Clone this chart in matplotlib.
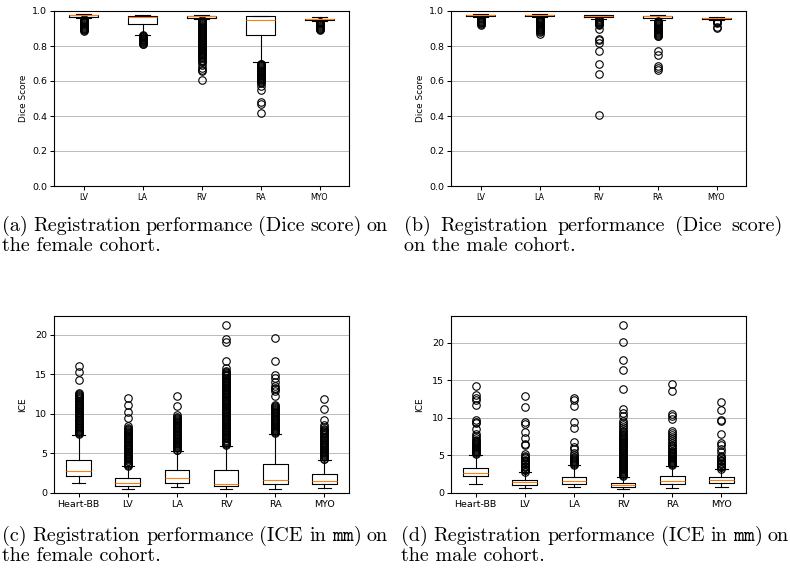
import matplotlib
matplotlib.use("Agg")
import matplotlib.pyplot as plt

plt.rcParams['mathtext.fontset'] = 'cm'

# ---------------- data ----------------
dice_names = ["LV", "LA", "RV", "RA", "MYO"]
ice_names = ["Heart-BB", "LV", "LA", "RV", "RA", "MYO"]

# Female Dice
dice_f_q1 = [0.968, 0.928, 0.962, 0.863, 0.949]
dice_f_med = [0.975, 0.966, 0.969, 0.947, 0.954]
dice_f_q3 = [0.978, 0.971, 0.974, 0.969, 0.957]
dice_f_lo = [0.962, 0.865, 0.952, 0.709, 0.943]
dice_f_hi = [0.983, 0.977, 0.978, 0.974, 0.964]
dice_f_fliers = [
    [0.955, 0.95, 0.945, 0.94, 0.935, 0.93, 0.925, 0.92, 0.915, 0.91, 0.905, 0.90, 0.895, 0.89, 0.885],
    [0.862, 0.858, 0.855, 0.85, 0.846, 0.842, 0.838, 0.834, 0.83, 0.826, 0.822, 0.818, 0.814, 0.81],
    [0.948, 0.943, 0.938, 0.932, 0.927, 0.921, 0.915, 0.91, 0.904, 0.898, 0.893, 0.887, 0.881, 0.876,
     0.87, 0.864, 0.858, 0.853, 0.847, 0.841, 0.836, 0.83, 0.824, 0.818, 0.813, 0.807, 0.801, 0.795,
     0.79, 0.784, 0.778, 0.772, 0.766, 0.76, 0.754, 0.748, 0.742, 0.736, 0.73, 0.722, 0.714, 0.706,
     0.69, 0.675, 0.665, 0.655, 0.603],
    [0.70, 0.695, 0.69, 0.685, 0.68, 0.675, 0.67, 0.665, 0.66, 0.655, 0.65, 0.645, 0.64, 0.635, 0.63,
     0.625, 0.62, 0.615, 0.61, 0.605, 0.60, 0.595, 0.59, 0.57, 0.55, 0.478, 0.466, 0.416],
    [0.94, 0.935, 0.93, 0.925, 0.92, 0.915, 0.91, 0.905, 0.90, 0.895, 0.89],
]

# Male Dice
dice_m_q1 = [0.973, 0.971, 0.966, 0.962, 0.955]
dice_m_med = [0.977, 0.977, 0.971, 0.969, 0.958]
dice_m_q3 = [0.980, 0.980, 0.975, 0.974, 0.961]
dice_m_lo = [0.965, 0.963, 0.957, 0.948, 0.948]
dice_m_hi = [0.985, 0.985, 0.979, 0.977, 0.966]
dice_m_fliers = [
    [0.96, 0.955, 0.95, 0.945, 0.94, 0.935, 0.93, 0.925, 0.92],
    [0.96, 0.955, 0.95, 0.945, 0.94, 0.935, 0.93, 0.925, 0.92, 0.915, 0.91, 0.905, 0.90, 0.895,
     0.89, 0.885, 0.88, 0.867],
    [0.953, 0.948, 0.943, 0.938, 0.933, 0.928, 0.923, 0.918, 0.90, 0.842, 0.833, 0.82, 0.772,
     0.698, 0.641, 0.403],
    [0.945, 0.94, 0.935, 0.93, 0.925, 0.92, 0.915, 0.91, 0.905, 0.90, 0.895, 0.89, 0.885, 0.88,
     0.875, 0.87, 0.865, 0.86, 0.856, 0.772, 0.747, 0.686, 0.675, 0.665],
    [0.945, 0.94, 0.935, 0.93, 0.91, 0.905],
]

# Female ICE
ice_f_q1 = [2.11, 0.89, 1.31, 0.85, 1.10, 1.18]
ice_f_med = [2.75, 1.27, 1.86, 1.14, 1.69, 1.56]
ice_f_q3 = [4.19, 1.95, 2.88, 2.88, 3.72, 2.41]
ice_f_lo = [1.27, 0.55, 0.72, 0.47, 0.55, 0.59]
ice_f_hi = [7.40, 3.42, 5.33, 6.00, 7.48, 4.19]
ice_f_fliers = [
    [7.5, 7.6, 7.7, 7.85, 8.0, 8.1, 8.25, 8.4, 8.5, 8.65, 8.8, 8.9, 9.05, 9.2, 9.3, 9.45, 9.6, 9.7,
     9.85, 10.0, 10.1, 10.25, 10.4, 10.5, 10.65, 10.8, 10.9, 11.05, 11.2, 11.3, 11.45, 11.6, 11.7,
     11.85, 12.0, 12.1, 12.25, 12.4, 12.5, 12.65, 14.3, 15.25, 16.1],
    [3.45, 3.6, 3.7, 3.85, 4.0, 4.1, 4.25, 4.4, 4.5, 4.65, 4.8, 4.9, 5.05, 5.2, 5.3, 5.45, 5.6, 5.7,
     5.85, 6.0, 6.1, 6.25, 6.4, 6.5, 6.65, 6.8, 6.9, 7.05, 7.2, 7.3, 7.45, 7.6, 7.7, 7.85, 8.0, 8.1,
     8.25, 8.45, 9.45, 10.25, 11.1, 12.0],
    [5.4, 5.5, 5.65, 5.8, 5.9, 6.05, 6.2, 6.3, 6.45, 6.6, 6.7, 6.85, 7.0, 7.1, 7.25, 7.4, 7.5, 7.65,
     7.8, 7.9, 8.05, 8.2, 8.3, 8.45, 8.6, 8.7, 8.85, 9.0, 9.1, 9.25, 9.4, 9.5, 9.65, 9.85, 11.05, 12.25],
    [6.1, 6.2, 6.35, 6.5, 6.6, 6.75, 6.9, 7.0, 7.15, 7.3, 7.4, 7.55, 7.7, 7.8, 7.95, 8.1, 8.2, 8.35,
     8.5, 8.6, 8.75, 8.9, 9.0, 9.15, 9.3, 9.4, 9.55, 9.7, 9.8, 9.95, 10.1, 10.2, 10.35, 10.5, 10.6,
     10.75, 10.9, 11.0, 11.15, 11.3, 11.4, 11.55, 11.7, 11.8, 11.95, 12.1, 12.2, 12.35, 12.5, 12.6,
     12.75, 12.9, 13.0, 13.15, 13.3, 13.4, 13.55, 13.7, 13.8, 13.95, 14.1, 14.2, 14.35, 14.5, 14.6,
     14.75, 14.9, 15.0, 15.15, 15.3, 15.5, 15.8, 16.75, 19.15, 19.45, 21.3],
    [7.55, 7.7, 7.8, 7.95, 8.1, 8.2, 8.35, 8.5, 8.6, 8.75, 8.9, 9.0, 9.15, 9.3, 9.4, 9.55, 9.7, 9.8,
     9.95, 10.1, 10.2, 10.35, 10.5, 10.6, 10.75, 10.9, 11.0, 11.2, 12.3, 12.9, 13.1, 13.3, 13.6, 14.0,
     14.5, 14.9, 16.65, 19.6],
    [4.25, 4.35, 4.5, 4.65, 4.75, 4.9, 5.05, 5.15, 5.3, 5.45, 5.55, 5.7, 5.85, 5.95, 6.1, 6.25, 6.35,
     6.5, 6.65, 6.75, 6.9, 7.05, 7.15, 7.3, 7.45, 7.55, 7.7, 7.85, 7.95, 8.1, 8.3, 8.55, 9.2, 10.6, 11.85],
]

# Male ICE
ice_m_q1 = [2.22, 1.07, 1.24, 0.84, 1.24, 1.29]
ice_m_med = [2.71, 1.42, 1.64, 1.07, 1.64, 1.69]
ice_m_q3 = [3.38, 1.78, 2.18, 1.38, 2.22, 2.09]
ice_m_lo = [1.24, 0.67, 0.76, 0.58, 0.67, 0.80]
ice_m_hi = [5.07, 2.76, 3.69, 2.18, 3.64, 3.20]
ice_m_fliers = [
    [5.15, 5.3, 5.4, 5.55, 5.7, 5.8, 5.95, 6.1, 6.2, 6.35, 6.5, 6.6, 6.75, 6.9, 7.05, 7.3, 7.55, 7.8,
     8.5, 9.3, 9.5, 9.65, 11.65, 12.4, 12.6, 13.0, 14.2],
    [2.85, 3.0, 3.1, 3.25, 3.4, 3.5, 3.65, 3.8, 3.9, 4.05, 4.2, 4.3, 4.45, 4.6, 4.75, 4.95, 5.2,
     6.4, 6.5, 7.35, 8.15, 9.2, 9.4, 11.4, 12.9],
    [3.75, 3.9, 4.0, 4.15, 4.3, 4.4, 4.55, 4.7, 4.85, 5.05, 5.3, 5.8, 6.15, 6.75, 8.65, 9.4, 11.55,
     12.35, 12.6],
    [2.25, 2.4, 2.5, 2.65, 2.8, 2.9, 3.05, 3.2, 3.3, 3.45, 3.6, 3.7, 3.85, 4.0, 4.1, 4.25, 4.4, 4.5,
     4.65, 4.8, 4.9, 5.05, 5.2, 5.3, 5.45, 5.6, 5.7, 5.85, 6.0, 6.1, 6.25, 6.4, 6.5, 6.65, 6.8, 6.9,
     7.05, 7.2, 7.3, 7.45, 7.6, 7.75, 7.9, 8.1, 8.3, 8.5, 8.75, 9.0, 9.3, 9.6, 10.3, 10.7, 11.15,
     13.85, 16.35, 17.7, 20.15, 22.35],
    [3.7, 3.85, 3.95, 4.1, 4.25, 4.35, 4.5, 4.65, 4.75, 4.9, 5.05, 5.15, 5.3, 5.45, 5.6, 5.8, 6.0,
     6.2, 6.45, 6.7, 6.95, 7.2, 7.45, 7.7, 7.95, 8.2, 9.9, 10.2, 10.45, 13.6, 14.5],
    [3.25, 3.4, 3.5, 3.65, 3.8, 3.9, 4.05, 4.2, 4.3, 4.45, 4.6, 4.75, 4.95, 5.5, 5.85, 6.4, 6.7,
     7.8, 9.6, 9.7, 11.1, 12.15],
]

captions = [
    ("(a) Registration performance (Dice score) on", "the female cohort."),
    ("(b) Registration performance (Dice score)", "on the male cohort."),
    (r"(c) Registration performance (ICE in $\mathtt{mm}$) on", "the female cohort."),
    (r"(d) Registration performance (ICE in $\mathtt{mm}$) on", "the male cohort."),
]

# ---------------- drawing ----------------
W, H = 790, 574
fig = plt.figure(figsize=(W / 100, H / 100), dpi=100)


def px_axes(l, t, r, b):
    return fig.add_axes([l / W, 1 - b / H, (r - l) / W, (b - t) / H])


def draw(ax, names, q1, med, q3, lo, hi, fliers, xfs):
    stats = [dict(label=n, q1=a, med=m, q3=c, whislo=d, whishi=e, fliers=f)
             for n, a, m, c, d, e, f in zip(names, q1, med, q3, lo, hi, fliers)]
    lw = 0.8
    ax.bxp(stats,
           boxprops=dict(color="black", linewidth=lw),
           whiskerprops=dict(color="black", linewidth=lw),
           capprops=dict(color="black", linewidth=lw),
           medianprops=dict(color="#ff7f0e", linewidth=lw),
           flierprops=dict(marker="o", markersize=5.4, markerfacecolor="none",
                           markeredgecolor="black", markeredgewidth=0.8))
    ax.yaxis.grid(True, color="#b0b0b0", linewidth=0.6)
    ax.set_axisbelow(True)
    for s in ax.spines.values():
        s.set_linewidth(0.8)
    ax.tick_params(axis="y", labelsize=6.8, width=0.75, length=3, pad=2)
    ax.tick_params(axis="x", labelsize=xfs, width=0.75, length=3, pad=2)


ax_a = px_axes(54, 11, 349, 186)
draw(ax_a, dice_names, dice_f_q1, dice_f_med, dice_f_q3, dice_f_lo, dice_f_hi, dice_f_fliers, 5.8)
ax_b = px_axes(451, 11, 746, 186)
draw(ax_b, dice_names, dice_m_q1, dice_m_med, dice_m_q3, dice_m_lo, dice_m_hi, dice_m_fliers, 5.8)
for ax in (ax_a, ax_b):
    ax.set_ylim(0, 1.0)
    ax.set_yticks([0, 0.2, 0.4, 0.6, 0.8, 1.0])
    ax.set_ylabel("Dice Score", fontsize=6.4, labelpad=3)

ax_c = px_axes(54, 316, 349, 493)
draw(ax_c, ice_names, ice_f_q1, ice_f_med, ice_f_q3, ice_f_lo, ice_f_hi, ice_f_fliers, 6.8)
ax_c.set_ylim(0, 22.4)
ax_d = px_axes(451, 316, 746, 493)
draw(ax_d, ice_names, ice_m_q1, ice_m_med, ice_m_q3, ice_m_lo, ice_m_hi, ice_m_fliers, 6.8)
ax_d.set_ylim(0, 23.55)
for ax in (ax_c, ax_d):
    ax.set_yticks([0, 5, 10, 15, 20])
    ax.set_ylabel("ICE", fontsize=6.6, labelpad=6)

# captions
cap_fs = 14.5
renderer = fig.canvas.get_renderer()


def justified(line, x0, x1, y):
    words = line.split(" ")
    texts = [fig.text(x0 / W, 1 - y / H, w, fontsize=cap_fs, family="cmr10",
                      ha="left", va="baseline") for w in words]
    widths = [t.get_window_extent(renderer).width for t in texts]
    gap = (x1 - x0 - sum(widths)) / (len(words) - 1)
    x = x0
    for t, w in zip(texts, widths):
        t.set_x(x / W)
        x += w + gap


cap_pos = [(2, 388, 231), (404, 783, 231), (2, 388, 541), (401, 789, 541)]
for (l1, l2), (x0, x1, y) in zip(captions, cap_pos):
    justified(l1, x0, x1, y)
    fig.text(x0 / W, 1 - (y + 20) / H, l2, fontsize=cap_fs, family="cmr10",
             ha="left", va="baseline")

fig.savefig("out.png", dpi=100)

• PROBLEM DESCRIPTION: Reproduce the material above from its first line through the line containing "plt.rcParams['mathtext.fontset'] = 'cm'", both ends included, and skip every picture.

• SOLUTION BELOW:
Clone this chart in matplotlib.
import matplotlib
matplotlib.use("Agg")
import matplotlib.pyplot as plt

plt.rcParams['mathtext.fontset'] = 'cm'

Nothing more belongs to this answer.